Most industries are in compliance and it’s rare when inspecting facilities — every three years, as is OSHA’s requirement — to find a boiler to be either located in proximity to a dangerous chemical process or involved in one, according to Mr. Abrahamson, a retired safety engineer.

“Boilers are typically not placed near a process, and there’s a good reason for that,” he said, adding this is usually the case not just for regulatory reasons, but because most manufacturers are aware debris could affect other parts of a plant or refinery if a boiler does explode.

Debris was one issue in the Wynnewood decision, according to the review commission’s documents that stated inspectors looking at the cause of the explosion that killed two workers “revealed shrapnel in the area surrounding the (boiler), and a ladder, which was attached to the west end of the boiler, that had been blown completely across the street.”

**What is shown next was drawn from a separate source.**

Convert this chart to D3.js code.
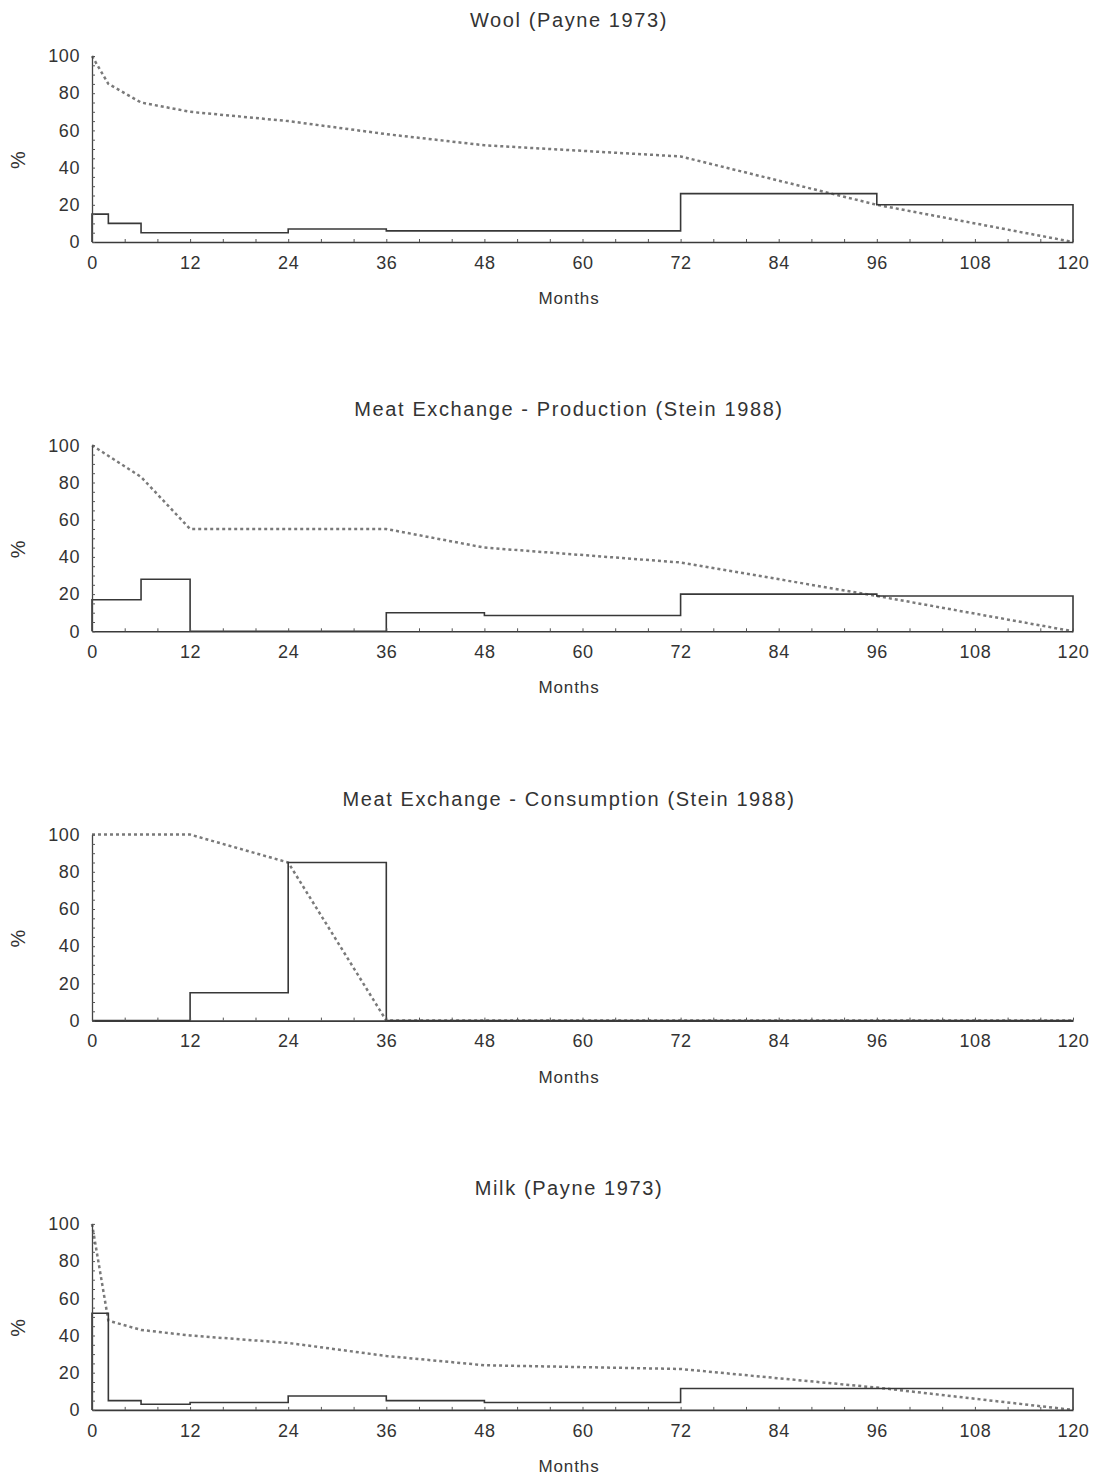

Location was one of OSHA’s arguments for the citations, as was interconnectivity — that the boiler used gas to start, according to documents.

Mr. Smith described a refinery operation as being a site where multiple processes are broken into “chunks,” each calling for its own PSM plan to be in compliance with OSHA’s requirements.

Prior to the Wynnewood ruling, it was widely understood that utilities unrelated to the manufacturing process were not included in the requirements for PSM, according to Mr. Smith. In addition, PSM affiliation comes from interconnection and co-location, he said.

But the Wynnewood decision put the utilities boiler, which he and others consider to be not part of the refinery operation that handles highly hazardous chemicals, in the “process” on both the co-location and interconnection issues, thus creating a complicated situation for businesses that may find themselves out of compliance, experts say.

“Generally a boiler does not contain highly hazardous chemicals,” said Ms. Wachs.

More troubling for businesses such as refineries is that the decision put Wynnewood out of compliance without the refinery even knowing that OSHA would expand PSM to utilities unrelated to the chemicals used in other processes, according to Shannon Broome, managing partner of the San Francisco office of Hunton Andrews Kurth LLP. “This creates a gotcha situation without providing notice in a manner to let companies know what is expected of them,” she said.

The ruling now poses a question for manufacturers dealing with chemicals, according to Ms. Wachs: “What are the boundaries of the process and what other aspects of this facility have to follow the standard?”

The answer is unclear, according to Ms. Broome. “This expands the process definition so that one could argue that everything is interconnected, yet the PSM rules were written with integrated plants in mind and there was a reason why the interconnection language was used,” she said. “It was used to create demarcation, and this opinion seems to gloss over that.”